## Requirements
From the listing below, pick out each line with the word "that".

## Records
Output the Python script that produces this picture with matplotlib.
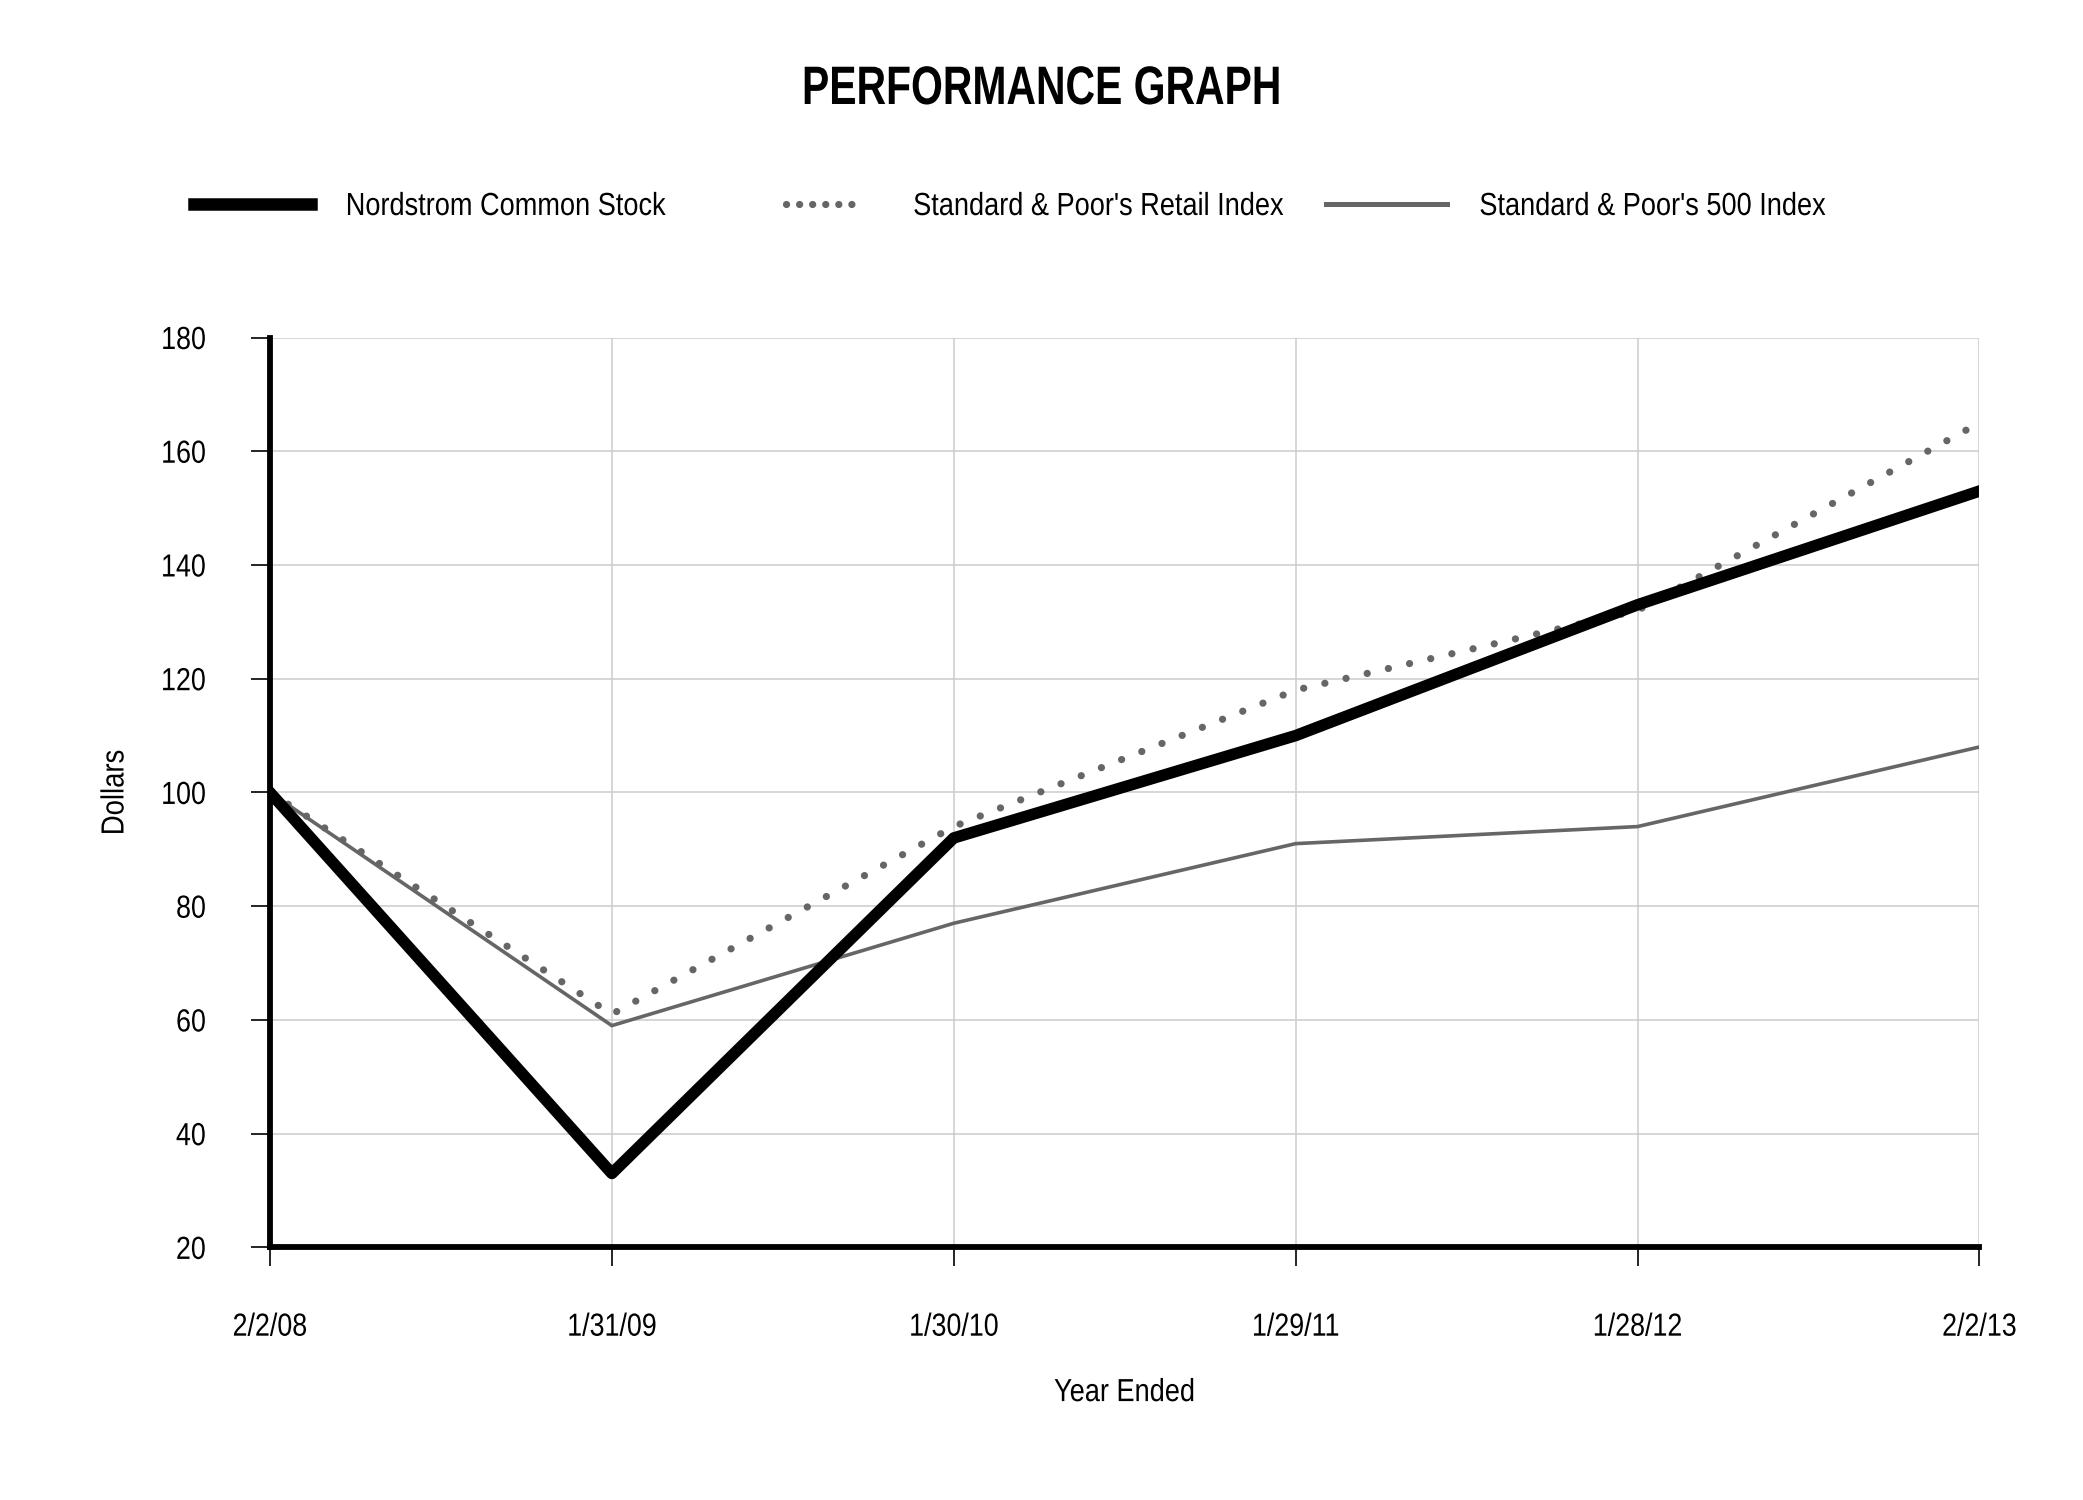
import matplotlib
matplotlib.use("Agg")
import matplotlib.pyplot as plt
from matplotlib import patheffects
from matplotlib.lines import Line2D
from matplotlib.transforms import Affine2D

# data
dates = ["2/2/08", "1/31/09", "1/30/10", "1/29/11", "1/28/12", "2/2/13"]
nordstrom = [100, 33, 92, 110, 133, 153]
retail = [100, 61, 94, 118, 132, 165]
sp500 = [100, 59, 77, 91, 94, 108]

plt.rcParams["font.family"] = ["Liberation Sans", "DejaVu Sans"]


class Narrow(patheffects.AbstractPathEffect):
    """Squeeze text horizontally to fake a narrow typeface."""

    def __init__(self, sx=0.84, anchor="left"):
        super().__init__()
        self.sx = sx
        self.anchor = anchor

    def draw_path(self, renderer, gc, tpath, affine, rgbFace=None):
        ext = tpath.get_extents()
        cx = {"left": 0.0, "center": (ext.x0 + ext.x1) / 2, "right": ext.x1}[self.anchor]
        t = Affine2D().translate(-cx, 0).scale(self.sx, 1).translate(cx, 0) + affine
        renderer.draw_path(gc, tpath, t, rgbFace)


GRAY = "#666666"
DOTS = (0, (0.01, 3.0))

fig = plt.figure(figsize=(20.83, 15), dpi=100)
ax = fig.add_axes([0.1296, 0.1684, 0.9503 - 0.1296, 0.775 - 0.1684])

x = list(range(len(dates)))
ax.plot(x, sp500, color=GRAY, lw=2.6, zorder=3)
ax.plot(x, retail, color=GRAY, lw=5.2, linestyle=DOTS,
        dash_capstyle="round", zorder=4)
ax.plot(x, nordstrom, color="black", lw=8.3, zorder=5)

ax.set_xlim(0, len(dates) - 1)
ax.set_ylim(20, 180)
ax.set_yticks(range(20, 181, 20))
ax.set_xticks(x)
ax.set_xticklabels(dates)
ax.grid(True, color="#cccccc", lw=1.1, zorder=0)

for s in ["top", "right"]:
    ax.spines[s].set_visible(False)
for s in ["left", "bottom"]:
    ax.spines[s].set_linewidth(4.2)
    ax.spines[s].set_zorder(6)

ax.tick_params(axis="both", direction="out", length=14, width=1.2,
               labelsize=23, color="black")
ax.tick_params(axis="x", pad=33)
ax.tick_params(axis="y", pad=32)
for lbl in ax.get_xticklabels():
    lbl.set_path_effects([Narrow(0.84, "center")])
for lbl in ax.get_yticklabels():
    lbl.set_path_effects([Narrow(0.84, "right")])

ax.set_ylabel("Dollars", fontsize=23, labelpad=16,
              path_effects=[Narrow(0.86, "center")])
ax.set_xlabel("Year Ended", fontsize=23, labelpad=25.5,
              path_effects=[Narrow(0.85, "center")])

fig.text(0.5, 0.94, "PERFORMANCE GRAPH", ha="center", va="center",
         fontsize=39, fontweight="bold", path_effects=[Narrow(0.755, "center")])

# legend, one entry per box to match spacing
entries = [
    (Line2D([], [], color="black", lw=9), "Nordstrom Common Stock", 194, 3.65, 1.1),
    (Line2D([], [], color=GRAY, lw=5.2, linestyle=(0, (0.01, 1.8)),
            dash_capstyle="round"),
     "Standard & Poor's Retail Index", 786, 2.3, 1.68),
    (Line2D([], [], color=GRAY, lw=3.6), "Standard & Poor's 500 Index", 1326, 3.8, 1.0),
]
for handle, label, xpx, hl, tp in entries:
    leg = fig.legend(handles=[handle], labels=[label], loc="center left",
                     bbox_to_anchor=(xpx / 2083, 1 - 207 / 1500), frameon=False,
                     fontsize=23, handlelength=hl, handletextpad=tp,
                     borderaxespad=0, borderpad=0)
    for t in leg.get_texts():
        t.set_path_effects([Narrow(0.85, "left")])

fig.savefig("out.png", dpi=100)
--
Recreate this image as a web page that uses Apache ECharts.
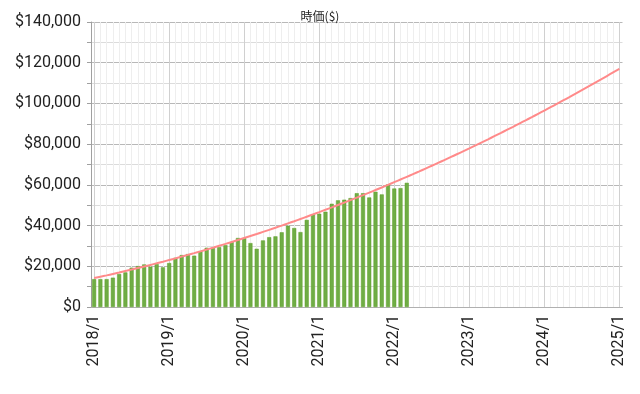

## Result
Output the Python script that produces this picture with matplotlib.
Recreate this image as a web page that uses Apache ECharts.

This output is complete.